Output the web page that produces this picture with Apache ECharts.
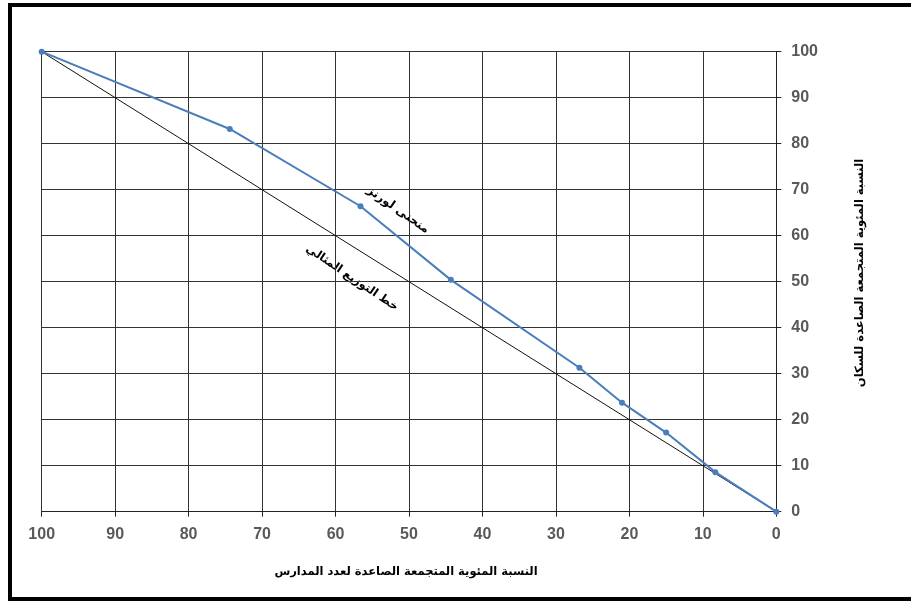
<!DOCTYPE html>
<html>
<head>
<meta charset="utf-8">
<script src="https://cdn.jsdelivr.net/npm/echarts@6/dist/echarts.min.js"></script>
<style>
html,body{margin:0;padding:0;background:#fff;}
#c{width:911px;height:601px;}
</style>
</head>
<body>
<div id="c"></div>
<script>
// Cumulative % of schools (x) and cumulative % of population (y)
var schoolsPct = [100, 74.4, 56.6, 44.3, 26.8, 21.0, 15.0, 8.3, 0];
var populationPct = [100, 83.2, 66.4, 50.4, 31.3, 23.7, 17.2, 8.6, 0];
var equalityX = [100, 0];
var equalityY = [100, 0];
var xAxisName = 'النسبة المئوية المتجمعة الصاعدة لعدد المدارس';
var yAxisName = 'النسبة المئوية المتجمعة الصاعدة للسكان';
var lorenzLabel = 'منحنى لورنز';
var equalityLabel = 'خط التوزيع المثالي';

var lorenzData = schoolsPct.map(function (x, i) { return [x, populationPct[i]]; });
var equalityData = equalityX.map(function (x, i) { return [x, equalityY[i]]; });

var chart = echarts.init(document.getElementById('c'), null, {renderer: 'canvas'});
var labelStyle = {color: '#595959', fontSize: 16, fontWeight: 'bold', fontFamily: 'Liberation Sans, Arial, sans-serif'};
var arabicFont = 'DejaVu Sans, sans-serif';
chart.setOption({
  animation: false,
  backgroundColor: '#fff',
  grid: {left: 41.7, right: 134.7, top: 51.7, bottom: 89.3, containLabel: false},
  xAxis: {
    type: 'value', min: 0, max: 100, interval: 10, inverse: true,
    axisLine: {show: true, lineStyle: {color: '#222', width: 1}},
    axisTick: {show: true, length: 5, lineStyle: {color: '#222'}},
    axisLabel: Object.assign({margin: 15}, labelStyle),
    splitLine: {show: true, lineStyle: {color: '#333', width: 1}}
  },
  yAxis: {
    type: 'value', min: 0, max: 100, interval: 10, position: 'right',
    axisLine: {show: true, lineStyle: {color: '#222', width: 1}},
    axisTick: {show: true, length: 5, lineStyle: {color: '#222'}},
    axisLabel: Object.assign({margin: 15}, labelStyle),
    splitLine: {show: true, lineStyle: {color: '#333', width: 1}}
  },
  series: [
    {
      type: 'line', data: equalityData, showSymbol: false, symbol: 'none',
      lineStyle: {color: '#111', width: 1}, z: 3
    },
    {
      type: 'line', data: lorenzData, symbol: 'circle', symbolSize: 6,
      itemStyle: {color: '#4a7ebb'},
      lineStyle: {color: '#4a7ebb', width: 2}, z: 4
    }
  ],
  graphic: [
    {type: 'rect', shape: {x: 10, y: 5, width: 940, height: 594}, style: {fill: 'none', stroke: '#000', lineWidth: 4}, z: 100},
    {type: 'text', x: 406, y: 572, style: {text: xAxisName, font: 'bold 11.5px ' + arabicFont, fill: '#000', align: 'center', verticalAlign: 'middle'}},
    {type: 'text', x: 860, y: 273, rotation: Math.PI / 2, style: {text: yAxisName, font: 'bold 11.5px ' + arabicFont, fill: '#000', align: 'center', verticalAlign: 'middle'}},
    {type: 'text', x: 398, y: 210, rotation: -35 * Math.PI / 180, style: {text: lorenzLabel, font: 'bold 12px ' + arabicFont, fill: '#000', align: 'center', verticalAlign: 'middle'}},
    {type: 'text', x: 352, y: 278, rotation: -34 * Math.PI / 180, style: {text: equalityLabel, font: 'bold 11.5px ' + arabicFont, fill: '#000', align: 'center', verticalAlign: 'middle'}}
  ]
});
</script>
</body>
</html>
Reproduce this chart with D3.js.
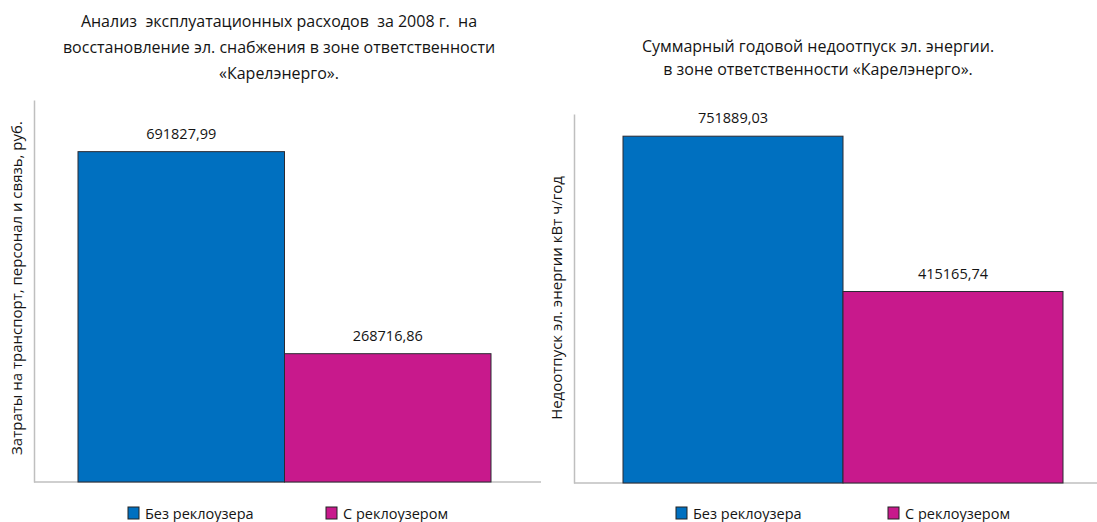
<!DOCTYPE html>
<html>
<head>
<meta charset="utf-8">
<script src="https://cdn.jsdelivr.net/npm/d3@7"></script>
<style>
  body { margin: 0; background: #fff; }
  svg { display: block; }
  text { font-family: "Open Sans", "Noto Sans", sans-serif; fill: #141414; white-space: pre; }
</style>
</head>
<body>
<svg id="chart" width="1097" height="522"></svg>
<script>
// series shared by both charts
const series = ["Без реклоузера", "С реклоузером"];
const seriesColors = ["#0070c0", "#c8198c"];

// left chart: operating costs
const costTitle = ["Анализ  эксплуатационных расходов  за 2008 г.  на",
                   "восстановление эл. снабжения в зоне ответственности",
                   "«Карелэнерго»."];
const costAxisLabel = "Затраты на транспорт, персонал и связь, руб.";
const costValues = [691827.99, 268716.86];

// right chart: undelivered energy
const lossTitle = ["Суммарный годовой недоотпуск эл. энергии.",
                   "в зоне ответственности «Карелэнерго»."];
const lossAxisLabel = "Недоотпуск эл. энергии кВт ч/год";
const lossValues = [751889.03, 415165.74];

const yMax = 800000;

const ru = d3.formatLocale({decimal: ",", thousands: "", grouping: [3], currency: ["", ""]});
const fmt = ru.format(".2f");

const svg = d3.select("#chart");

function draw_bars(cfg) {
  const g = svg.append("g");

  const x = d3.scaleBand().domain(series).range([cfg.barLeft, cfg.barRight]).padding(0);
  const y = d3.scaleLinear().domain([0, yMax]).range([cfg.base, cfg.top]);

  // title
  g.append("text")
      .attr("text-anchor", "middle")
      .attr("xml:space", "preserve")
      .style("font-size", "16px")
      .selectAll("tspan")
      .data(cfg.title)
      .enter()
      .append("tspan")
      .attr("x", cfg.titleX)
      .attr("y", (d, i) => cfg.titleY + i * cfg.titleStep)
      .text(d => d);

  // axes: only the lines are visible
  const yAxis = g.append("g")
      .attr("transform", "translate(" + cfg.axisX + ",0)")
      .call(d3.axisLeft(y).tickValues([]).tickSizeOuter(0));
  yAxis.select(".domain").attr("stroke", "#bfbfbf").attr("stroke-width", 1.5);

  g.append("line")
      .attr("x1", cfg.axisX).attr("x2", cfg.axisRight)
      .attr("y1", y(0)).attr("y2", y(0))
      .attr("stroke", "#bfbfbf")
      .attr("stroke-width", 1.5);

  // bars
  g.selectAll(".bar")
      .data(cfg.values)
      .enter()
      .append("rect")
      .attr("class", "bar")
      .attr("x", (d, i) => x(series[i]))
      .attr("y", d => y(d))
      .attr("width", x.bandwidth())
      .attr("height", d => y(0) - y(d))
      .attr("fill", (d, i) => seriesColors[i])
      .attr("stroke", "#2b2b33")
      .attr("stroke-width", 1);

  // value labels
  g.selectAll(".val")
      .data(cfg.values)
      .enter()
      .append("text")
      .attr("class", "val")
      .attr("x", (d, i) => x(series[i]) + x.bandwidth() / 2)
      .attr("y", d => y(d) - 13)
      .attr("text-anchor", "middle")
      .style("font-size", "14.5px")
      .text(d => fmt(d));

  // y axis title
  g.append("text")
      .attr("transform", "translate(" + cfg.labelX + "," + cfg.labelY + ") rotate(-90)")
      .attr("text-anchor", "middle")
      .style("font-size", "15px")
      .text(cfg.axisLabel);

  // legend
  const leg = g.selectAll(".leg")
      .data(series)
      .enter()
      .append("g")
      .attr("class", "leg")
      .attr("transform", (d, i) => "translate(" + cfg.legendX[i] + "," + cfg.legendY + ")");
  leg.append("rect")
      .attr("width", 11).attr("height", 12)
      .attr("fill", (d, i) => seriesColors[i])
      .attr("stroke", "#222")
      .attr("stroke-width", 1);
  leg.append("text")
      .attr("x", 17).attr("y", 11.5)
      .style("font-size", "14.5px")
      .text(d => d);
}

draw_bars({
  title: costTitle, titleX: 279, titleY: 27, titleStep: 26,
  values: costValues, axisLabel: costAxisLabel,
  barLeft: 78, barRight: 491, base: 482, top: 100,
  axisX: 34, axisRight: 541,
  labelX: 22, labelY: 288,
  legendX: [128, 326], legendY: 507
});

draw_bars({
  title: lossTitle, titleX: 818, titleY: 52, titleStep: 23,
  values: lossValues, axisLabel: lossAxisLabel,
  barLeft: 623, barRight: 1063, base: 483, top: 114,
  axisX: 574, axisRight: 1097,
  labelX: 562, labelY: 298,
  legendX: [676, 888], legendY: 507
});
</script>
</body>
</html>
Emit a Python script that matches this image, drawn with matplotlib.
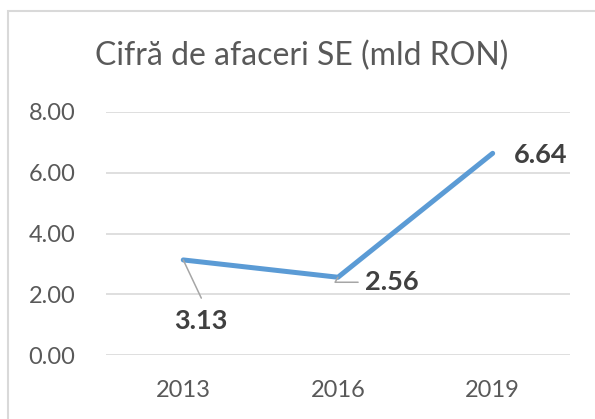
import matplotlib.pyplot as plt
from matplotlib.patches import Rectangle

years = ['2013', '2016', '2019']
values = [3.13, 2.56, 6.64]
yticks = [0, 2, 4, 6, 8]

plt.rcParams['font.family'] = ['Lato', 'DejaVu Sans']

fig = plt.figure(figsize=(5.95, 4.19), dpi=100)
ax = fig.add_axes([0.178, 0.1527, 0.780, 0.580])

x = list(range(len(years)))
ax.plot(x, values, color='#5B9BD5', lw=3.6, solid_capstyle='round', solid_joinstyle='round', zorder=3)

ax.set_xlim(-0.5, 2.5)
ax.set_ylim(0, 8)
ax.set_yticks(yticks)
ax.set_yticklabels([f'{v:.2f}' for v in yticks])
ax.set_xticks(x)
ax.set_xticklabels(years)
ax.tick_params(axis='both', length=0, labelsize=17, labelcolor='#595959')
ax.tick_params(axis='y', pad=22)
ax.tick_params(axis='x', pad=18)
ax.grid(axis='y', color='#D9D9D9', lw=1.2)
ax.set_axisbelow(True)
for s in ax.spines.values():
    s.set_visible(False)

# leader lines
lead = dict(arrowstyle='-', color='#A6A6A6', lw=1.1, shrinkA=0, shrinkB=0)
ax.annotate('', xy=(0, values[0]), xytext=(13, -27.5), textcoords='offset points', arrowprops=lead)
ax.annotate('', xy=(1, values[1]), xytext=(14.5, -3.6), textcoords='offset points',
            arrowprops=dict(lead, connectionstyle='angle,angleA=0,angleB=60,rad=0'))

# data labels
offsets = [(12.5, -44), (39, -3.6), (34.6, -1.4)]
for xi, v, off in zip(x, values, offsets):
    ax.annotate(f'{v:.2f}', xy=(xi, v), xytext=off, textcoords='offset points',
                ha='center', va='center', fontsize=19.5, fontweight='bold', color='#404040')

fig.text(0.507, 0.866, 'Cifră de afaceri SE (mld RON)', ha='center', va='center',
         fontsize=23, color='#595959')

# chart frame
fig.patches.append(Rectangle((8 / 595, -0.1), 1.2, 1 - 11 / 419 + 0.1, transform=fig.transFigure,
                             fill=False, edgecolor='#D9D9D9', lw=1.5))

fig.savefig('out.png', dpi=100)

○ ○ ○ ○ ○

**YOUR OBJECTIVE**
Skip all pictures. Retype exactly the span whose first line is the one with "Reproduce this chart with D3.js." and whose last line is the one with "d3.scaleLinear().domain([0, yMax]).range([cfg.base, cfg.top]);".

**THE REPLY**
Reproduce this chart with D3.js.
<!DOCTYPE html>
<html>
<head>
<meta charset="utf-8">
<script src="https://cdn.jsdelivr.net/npm/d3@7"></script>
<style>
  body { margin: 0; background: #fff; }
  svg { display: block; }
  text { font-family: "Open Sans", "Noto Sans", sans-serif; fill: #141414; white-space: pre; }
</style>
</head>
<body>
<svg id="chart" width="1097" height="522"></svg>
<script>
// series shared by both charts
const series = ["Без реклоузера", "С реклоузером"];
const seriesColors = ["#0070c0", "#c8198c"];

// left chart: operating costs
const costTitle = ["Анализ  эксплуатационных расходов  за 2008 г.  на",
                   "восстановление эл. снабжения в зоне ответственности",
                   "«Карелэнерго»."];
const costAxisLabel = "Затраты на транспорт, персонал и связь, руб.";
const costValues = [691827.99, 268716.86];

// right chart: undelivered energy
const lossTitle = ["Суммарный годовой недоотпуск эл. энергии.",
                   "в зоне ответственности «Карелэнерго»."];
const lossAxisLabel = "Недоотпуск эл. энергии кВт ч/год";
const lossValues = [751889.03, 415165.74];

const yMax = 800000;

const ru = d3.formatLocale({decimal: ",", thousands: "", grouping: [3], currency: ["", ""]});
const fmt = ru.format(".2f");

const svg = d3.select("#chart");

function draw_bars(cfg) {
  const g = svg.append("g");

  const x = d3.scaleBand().domain(series).range([cfg.barLeft, cfg.barRight]).padding(0);
  const y = d3.scaleLinear().domain([0, yMax]).range([cfg.base, cfg.top]);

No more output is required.